Does anyone ever use L_p norms for anything other than p=1, 2, or infinity? For example, the L_3 norm is well-defined, but does it ever arise naturally?
L_0 norm can be used sometimes in machine learning (in some particular places) to favour models that have many 0 components. It's simply the number of non zero components of your vector.
How do you know what Lp norm you would want to use when comparing 2 functions? Would the desired Lp norm change for functions of 3 variables? How does the L3 norm differ in 3_D vs 2_D. Thank you!
won't the l2 norm be a circle instead of a square at each point. i.e. similar to a making a 3D shape by rotating each point of g(x) about f(x) as center and then taking the volume of that shape. Of course we are then applying a square root after this.
Why is the L2 norm so ubiquitous in applied mathematics, even when there's no direct spacial aspect to the setup, for example in statistics and coding theory?

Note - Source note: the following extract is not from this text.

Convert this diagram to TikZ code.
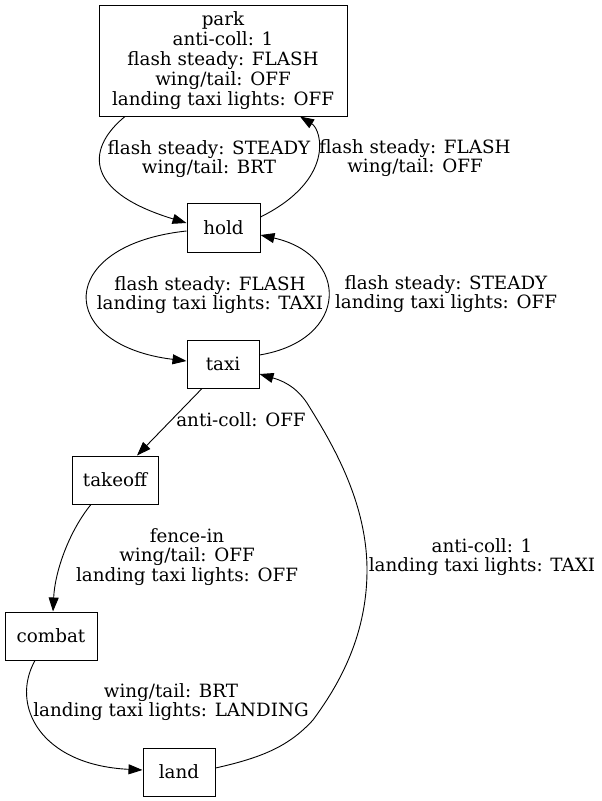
\documentclass[tikz,border=0pt]{standalone}
\usepackage{fontspec}
\setmainfont{DejaVu Serif}
\usetikzlibrary{arrows.meta}
\begin{document}
\begin{tikzpicture}[x=1pt,y=-1pt,
  font=\fontsize{18.3}{19.8}\selectfont,
  state/.style={draw, line width=1pt, align=center, inner sep=0pt, minimum width=72pt, minimum height=48pt},
  lbl/.style={align=center, inner sep=0pt},
  edge/.style={draw, line width=0.9pt, -{Triangle[length=14pt,width=10pt]}}]
\useasboundingbox (0,0) rectangle (602,801);
\node[state, minimum width=248pt, minimum height=111pt] (park) at (223,60.5) {park\\anti-coll: 1\\flash steady: FLASH\\wing/tail: OFF\\landing taxi lights: OFF};
\node[state, minimum width=73pt, minimum height=49pt] (hold) at (223.5,227.5) {hold};
\node[state] (taxi) at (223,364) {taxi};
\node[state, minimum width=86pt] (takeoff) at (115,480) {takeoff};
\node[state, minimum width=92pt] (combat) at (51,636) {combat};
\node[state] (land) at (179,772) {land};

\node[lbl] (l1) at (209,159) {flash steady: STEADY\\wing/tail: BRT};
\node[lbl] (l2) at (415,158) {flash steady: FLASH\\wing/tail: OFF};
\node[lbl] (l3) at (210,295) {flash steady: FLASH\\landing taxi lights: TAXI};
\node[lbl] (l4) at (446,294) {flash steady: STEADY\\landing taxi lights: OFF};
\node[lbl] (l5) at (241,420) {anti-coll: OFF};
\node[lbl] (l6) at (187,557) {fence-in\\wing/tail: OFF\\landing taxi lights: OFF};
\node[lbl] (l7) at (171,702) {wing/tail: BRT\\landing taxi lights: LANDING};
\node[lbl] (l8) at (482,557) {anti-coll: 1\\landing taxi lights: TAXI};

\draw[edge] ([xshift=-98pt]park.south) .. controls (90,145) and (78,190) .. ([yshift=4.5pt]hold.west);
\draw[edge] ([yshift=10.5pt]hold.east) .. controls (335,180) and (322,130) .. ([xshift=77pt]park.south);
\draw[edge] ([yshift=-3.5pt]hold.west) .. controls (55,245) and (55,345) .. ([yshift=3pt]taxi.west);
\draw[edge] ([yshift=9pt]taxi.east) .. controls (350,340) and (350,255) .. ([yshift=-7.5pt]hold.east);
\draw[edge] ([xshift=-21pt]taxi.south) -- ([xshift=22pt]takeoff.north);
\draw[edge] ([xshift=-24pt]takeoff.south) .. controls (70,530) and (55,570) .. ([xshift=2pt]combat.north);
\draw[edge] ([xshift=-16pt]combat.south) .. controls (10,705) and (40,765) .. ([yshift=2pt]land.west);
\draw[edge] ([yshift=4pt]land.east) .. controls (265,757) and (290,745) .. (313,720)
  .. controls (335,690) and (367,640) .. (367,570)
  .. controls (367,500) and (330,440) .. (307,403)
  .. controls (295,385) and (280,380) .. ([yshift=-10pt]taxi.east);
\end{tikzpicture}
\end{document}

I understand it's nicer to apply than L1 (especially near zero, which is an important point) but is there a good reason other than ease of use?
Essentially, it means that there are no shortcuts; you can't get from one point to another in less distance by deviating to a third point rather than going directly. It's a holdover from defining a metric space.
I think Gilbert Strang discussed this in one of his lectures on matrix methods for data science. He argued that logically this should be the number of none zero components eg || (2,5,0) ||_0 = 2. unfortunately, it fails the triangle inequality so isn't technically a norm! the same is true for any Lp norm where 0
It doesn’t have to be- we are just exploring what shape it makes when |x|=1. This is a diamond under the L1 norm, a circle under the L2 norm, and a square under the L infinity norm. Try showing that if we have |x|=R for some R>0 we get the same shape, just scaled by R.